To be done> Each line that follows should be printed again exactly as it stands.

Given material>
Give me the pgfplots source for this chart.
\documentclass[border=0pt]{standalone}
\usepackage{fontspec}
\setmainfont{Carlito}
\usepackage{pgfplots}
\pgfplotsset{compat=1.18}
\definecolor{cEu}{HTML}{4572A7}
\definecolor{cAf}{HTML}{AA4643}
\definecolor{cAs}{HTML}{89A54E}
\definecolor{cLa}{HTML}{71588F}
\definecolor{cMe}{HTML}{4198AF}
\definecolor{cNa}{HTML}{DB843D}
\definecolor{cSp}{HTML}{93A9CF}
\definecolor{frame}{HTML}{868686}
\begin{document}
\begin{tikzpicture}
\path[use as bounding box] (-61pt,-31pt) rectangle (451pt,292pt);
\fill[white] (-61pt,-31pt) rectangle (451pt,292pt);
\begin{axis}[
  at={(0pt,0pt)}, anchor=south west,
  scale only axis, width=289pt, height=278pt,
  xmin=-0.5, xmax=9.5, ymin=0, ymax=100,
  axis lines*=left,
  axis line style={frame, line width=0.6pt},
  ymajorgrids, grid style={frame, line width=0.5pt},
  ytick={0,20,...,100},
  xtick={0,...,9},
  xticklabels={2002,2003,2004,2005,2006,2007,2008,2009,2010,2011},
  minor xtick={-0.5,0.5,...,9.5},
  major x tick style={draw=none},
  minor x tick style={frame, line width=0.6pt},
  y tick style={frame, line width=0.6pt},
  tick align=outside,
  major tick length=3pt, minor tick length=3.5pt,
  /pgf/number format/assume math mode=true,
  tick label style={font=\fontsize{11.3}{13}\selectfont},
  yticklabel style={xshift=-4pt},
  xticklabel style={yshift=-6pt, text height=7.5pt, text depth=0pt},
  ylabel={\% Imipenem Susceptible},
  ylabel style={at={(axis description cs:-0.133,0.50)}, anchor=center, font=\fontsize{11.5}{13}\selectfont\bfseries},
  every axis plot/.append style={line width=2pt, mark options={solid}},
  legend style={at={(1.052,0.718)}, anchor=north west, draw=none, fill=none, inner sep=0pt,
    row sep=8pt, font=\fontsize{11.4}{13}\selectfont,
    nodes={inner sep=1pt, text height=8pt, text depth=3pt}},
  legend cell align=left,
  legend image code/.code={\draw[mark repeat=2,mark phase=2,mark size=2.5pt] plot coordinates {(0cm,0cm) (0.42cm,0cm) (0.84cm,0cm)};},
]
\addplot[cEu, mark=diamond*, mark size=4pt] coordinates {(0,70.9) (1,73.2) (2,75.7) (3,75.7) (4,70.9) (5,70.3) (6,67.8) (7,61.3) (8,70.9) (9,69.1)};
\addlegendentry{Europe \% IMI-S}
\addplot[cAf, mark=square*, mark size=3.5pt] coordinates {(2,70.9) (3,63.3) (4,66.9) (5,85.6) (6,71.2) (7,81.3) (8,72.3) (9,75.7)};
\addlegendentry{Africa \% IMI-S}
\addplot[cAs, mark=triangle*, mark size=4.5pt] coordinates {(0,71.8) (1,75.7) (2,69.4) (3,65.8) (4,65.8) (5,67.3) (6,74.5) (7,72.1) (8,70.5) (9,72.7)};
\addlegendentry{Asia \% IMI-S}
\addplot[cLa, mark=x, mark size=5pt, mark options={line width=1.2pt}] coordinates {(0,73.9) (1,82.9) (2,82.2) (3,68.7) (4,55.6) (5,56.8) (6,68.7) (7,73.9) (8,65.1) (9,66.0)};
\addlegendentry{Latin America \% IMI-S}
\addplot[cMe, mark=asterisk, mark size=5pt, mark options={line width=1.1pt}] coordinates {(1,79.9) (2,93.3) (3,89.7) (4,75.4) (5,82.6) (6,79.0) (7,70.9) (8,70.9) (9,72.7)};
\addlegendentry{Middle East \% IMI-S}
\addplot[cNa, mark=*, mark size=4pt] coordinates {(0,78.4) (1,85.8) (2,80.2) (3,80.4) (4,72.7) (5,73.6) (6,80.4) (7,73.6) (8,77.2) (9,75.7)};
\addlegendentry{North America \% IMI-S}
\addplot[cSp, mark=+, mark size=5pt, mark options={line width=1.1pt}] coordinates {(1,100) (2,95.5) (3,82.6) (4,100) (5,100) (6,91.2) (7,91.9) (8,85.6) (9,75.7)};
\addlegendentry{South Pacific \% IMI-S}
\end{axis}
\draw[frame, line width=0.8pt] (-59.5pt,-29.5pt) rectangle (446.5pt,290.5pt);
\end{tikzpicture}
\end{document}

Task result>
Give me the pgfplots source for this chart.
\documentclass[border=0pt]{standalone}
\usepackage{fontspec}
\setmainfont{Carlito}
\usepackage{pgfplots}
\pgfplotsset{compat=1.18}
\definecolor{cEu}{HTML}{4572A7}
\definecolor{cAf}{HTML}{AA4643}
\definecolor{cAs}{HTML}{89A54E}
\definecolor{cLa}{HTML}{71588F}
\definecolor{cMe}{HTML}{4198AF}
\definecolor{cNa}{HTML}{DB843D}
\definecolor{cSp}{HTML}{93A9CF}
\definecolor{frame}{HTML}{868686}
\begin{document}
\begin{tikzpicture}
\path[use as bounding box] (-61pt,-31pt) rectangle (451pt,292pt);
\fill[white] (-61pt,-31pt) rectangle (451pt,292pt);
\begin{axis}[
  at={(0pt,0pt)}, anchor=south west,
  scale only axis, width=289pt, height=278pt,
  xmin=-0.5, xmax=9.5, ymin=0, ymax=100,
  axis lines*=left,
  axis line style={frame, line width=0.6pt},
  ymajorgrids, grid style={frame, line width=0.5pt},
  ytick={0,20,...,100},
  xtick={0,...,9},
  xticklabels={2002,2003,2004,2005,2006,2007,2008,2009,2010,2011},
  minor xtick={-0.5,0.5,...,9.5},
  major x tick style={draw=none},
  minor x tick style={frame, line width=0.6pt},
  y tick style={frame, line width=0.6pt},
  tick align=outside,
  major tick length=3pt, minor tick length=3.5pt,
  /pgf/number format/assume math mode=true,
  tick label style={font=\fontsize{11.3}{13}\selectfont},
  yticklabel style={xshift=-4pt},
  xticklabel style={yshift=-6pt, text height=7.5pt, text depth=0pt},
  ylabel={\% Imipenem Susceptible},
  ylabel style={at={(axis description cs:-0.133,0.50)}, anchor=center, font=\fontsize{11.5}{13}\selectfont\bfseries},
  every axis plot/.append style={line width=2pt, mark options={solid}},
  legend style={at={(1.052,0.718)}, anchor=north west, draw=none, fill=none, inner sep=0pt,
    row sep=8pt, font=\fontsize{11.4}{13}\selectfont,
    nodes={inner sep=1pt, text height=8pt, text depth=3pt}},
  legend cell align=left,
  legend image code/.code={\draw[mark repeat=2,mark phase=2,mark size=2.5pt] plot coordinates {(0cm,0cm) (0.42cm,0cm) (0.84cm,0cm)};},
]
\addplot[cEu, mark=diamond*, mark size=4pt] coordinates {(0,70.9) (1,73.2) (2,75.7) (3,75.7) (4,70.9) (5,70.3) (6,67.8) (7,61.3) (8,70.9) (9,69.1)};
\addlegendentry{Europe \% IMI-S}
\addplot[cAf, mark=square*, mark size=3.5pt] coordinates {(2,70.9) (3,63.3) (4,66.9) (5,85.6) (6,71.2) (7,81.3) (8,72.3) (9,75.7)};
\addlegendentry{Africa \% IMI-S}
\addplot[cAs, mark=triangle*, mark size=4.5pt] coordinates {(0,71.8) (1,75.7) (2,69.4) (3,65.8) (4,65.8) (5,67.3) (6,74.5) (7,72.1) (8,70.5) (9,72.7)};
\addlegendentry{Asia \% IMI-S}
\addplot[cLa, mark=x, mark size=5pt, mark options={line width=1.2pt}] coordinates {(0,73.9) (1,82.9) (2,82.2) (3,68.7) (4,55.6) (5,56.8) (6,68.7) (7,73.9) (8,65.1) (9,66.0)};
\addlegendentry{Latin America \% IMI-S}
\addplot[cMe, mark=asterisk, mark size=5pt, mark options={line width=1.1pt}] coordinates {(1,79.9) (2,93.3) (3,89.7) (4,75.4) (5,82.6) (6,79.0) (7,70.9) (8,70.9) (9,72.7)};
\addlegendentry{Middle East \% IMI-S}
\addplot[cNa, mark=*, mark size=4pt] coordinates {(0,78.4) (1,85.8) (2,80.2) (3,80.4) (4,72.7) (5,73.6) (6,80.4) (7,73.6) (8,77.2) (9,75.7)};
\addlegendentry{North America \% IMI-S}
\addplot[cSp, mark=+, mark size=5pt, mark options={line width=1.1pt}] coordinates {(1,100) (2,95.5) (3,82.6) (4,100) (5,100) (6,91.2) (7,91.9) (8,85.6) (9,75.7)};
\addlegendentry{South Pacific \% IMI-S}
\end{axis}
\draw[frame, line width=0.8pt] (-59.5pt,-29.5pt) rectangle (446.5pt,290.5pt);
\end{tikzpicture}
\end{document}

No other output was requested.